Anche in questa crisi tutta intima, la volontà lo aveva salvato. Nell'opera di Wagner, del resto, la volontà -meditata e irremovibile dell'artista è sempre presente ed attiva: essa è, col genio, la grande ordinatrice delle sue architetture, essa è lo strumento necessario a compiere e ad imporre al mondo riluttante, parole così vaste di significato e così nuove...
Wagner aveva accettata - forse perchè la sentiva già in sè - la distinzione schopenhaueriana, così chiaramente precisata da Nieztche, fra le arti plastiche come apollinee e l'arte musicale come dionisiaca nel senso che la pittura e la scultura, arti di riproduzione o di riflesso di fenomeni, non possono avere e non hanno la stessa origine della musica, che è «il riflesso immediato della stessa volontà, e dunque rappresenta in tutta l'apparenza fisica del mondo l'essenza metafisica». Ed era riuscito, mirabilmente, a fare della sua musica non una copia di fenomeni naturali; ma una interpretazione sonora tanto vicina, come effetto, alla causa, da identificarsi quasi con la causa stessa e da sembrare quasi una autentica voce della Natura.

A tanto è giunto Wagner musicista, da rendere se non necessario, spontaneo, a chi attraversi un bosco, il ricordo del «mormorio della foresta» non come «musica», ma come commento e rivelazione di quello che è significato e fascino della vita boschereccia; a chi pensi una notte di primavera, la canzone di Sigmondo; a chi soffra d'amore, quello di Tristano; a chi sogni la pace, il sonno di Brunilde.
Ma c'è anche, nelle proporzioni dell'opera sua, il segno della volontà che sdegna il «piacere per le belle forme» come fine a se stesso ed effetto della musica; di una volontà che tutto subordina - misure, ragioni del teatro secondo i concetti tradizionali, esigenze del senso, ben altrimenti avvezzo - alla verità dell'opera d'arte come è stata primamente intuita, e come dev'essere compiutamente espressa.

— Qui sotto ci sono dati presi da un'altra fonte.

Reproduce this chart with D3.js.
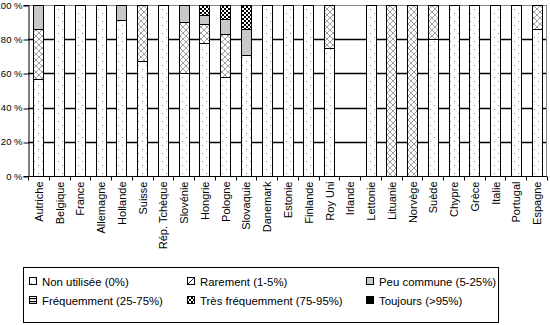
<!DOCTYPE html>
<html><head><meta charset="utf-8">
<script src="https://cdn.jsdelivr.net/npm/d3@7"></script>
<style>body{margin:0;background:#fff}svg{display:block;font-family:"Liberation Sans",Arial,sans-serif}</style>
</head><body><svg id="c" width="550" height="325"></svg>
<script>
const countries = ["Autriche","Belgique","France","Allemagne","Hollande","Suisse","Rép. Tchèque","Slovénie","Hongrie","Pologne","Slovaquie","Danemark","Estonie","Finlande","Roy Uni","Irlande","Lettonie","Lituanie","Norvège","Suède","Chypre","Grèce","Italie","Portugal","Espagne"];
const nonUtilisee     = [57,100,100,100,91,67,100,60,78,58,71,100,100,100,75,0,100,0,0,80,100,100,100,100,86];
const rarement        = [29,0,0,0,0,33,0,30,11,25,0,0,0,0,25,0,0,100,100,20,0,0,0,0,14];
const peuCommune      = [14,0,0,0,9,0,0,10,5,9,15,0,0,0,0,0,0,0,0,0,0,0,0,0,0];
const frequemment     = [0,0,0,0,0,0,0,0,0,0,0,0,0,0,0,0,0,0,0,0,0,0,0,0,0];
const tresFrequemment = [0,0,0,0,0,0,0,0,6,8,14,0,0,0,0,0,0,0,0,0,0,0,0,0,0];
const toujours        = [0,0,0,0,0,0,0,0,0,0,0,0,0,0,0,0,0,0,0,0,0,0,0,0,0];
const seriesNames = ["Non utilisée (0%)","Rarement (1-5%)","Peu commune (5-25%)","Fréquemment (25-75%)","Très fréquemment (75-95%)","Toujours (>95%)"];
const yTicks = [0,20,40,60,80,100];

(function(){
const seriesVals = [nonUtilisee,rarement,peuCommune,frequemment,tresFrequemment,toujours];
const keys = ["s0","s1","s2","s3","s4","s5"];
const rows = countries.map((c,i)=>{const r={country:c}; keys.forEach((k,j)=>r[k]=seriesVals[j][i]); return r;});

const svg = d3.select("#c");
const defs = svg.append("defs");
let p = defs.append("pattern").attr("id","p0").attr("patternUnits","userSpaceOnUse").attr("width",8).attr("height",8);
p.append("rect").attr("width",8).attr("height",8).attr("fill","#fff");
p.append("rect").attr("x",2).attr("y",1).attr("width",1).attr("height",1).attr("fill","#888");
p.append("rect").attr("x",6).attr("y",5).attr("width",1).attr("height",1).attr("fill","#888");
p = defs.append("pattern").attr("id","p1").attr("patternUnits","userSpaceOnUse").attr("width",6).attr("height",6);
p.append("rect").attr("width",6).attr("height",6).attr("fill","#fff");
p.append("path").attr("d","M0,0L6,6M6,0L0,6").attr("stroke","#888").attr("stroke-width",0.8);
p = defs.append("pattern").attr("id","p3").attr("patternUnits","userSpaceOnUse").attr("width",4).attr("height",3);
p.append("rect").attr("width",4).attr("height",3).attr("fill","#fff");
p.append("rect").attr("y",0).attr("width",4).attr("height",1.2).attr("fill","#000");
p = defs.append("pattern").attr("id","p4").attr("patternUnits","userSpaceOnUse").attr("width",4).attr("height",4);
p.append("rect").attr("width",4).attr("height",4).attr("fill","#fff");
p.append("rect").attr("width",2).attr("height",2).attr("fill","#000");
p.append("rect").attr("x",2).attr("y",2).attr("width",2).attr("height",2).attr("fill","#000");
const fills = ["url(#p0)","url(#p1)","#c8c8c8","url(#p3)","url(#p4)","#000"];

const pl = 28, pr = 547, pt = 5, pb = 176;
const x = d3.scaleBand().domain(countries).range([pl,pr]).paddingInner(0.52).paddingOuter(0.26);
const y = d3.scaleLinear().domain([0,100]).range([pb,pt]);

svg.append("g").selectAll("line").data([20,40,60,80]).join("line")
  .attr("x1",pl).attr("x2",pr).attr("y1",d=>Math.round(y(d))+0.5).attr("y2",d=>Math.round(y(d))+0.5)
  .attr("stroke","#000").attr("stroke-width",1.3);
svg.append("path").attr("d",`M${pl},${y(100)+0.5}H${pr-0.5}V${pb}`).attr("fill","none").attr("stroke","#888").attr("stroke-width",1);

const stack = d3.stack().keys(keys)(rows);
svg.append("g").selectAll("g").data(stack).join("g")
  .attr("fill",(d,i)=>fills[i])
  .selectAll("rect").data(d=>d.filter(s=>s[1]-s[0]>0)).join("rect")
  .attr("x",d=>Math.round(x(d.data.country))+0.5).attr("width",Math.round(x.bandwidth()))
  .attr("y",d=>Math.round(y(d[1]))+0.5).attr("height",d=>Math.round(y(d[0]))-Math.round(y(d[1])))
  .attr("stroke","#000").attr("stroke-width",1);

const ya = svg.append("g").attr("transform",`translate(${pl+0.5},0)`)
  .call(d3.axisLeft(y).tickValues(yTicks).tickSize(5).tickPadding(1).tickFormat(d=>d+" %"));
ya.select(".domain").attr("stroke","#000");
ya.selectAll(".tick line").attr("transform",d=>`translate(0,${Math.round(y(d))+0.5-y(d)})`);
ya.selectAll("text").attr("font-size",9.5).attr("font-family","Liberation Sans, Arial").attr("fill","#000");

const xa = svg.append("g").attr("transform",`translate(0,${pb+0.5})`);
xa.append("line").attr("x1",pl).attr("x2",pr).attr("stroke","#000");
const bounds = countries.map(c=>x(c)-x.step()*x.paddingInner()/2).concat([pr]);
xa.selectAll("line.t").data(bounds).join("line").attr("class","t")
  .attr("x1",d=>Math.round(d)+0.5).attr("x2",d=>Math.round(d)+0.5).attr("y1",0).attr("y2",4).attr("stroke","#000");
xa.selectAll("text").data(countries).join("text")
  .attr("transform",d=>`translate(${x(d)+x.bandwidth()/2+4.5},5) rotate(-90)`)
  .attr("text-anchor","end").attr("font-size",11).text(d=>d);

const lg = svg.append("g");
lg.append("rect").attr("x",23.5).attr("y",267.5).attr("width",475).attr("height",55).attr("fill","#fff").attr("stroke","#000");
const colX = [29,187,366], rowY = [282,301];
seriesNames.forEach((n,i)=>{
  const cx = colX[i%3], cy = rowY[Math.floor(i/3)];
  const g = lg.append("g").attr("transform",`translate(${cx},${cy})`);
  g.append("rect").attr("x",0.5).attr("y",-4.5).attr("width",7).attr("height",7)
    .attr("fill", i===1 ? "#fff" : fills[i]).attr("stroke","#000");
  if(i===1) g.append("path").attr("d","M1,2L7,-4").attr("stroke","#000").attr("stroke-width",0.8);
  g.append("text").attr("x",13).attr("y",4).attr("font-size",11.4).text(n);
});
})();
</script></body></html>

L'artista che, salendo sulla più alta guglia del Duomo di Milano, aveva esclamato: «grandioso fino alla noia», non si preoccupava che dell'opera sua si potesse dire altrettanto. Così l'aveva voluta; così doveva essere. Come una montagna, essa aveva le sue vie malpraticabili, e i suoi panorami stupefacenti. Pensassero gli altri, a superar quelle e guadagnarsi questi.
Senza una così superba volontà, il genio di Wagner noi avrebbe dato all'arte quello che ha dato. Ii ritmo delle incudini, che sembra l'imagine musicale di questa volontà indomabile, molto narra, e molto insegna.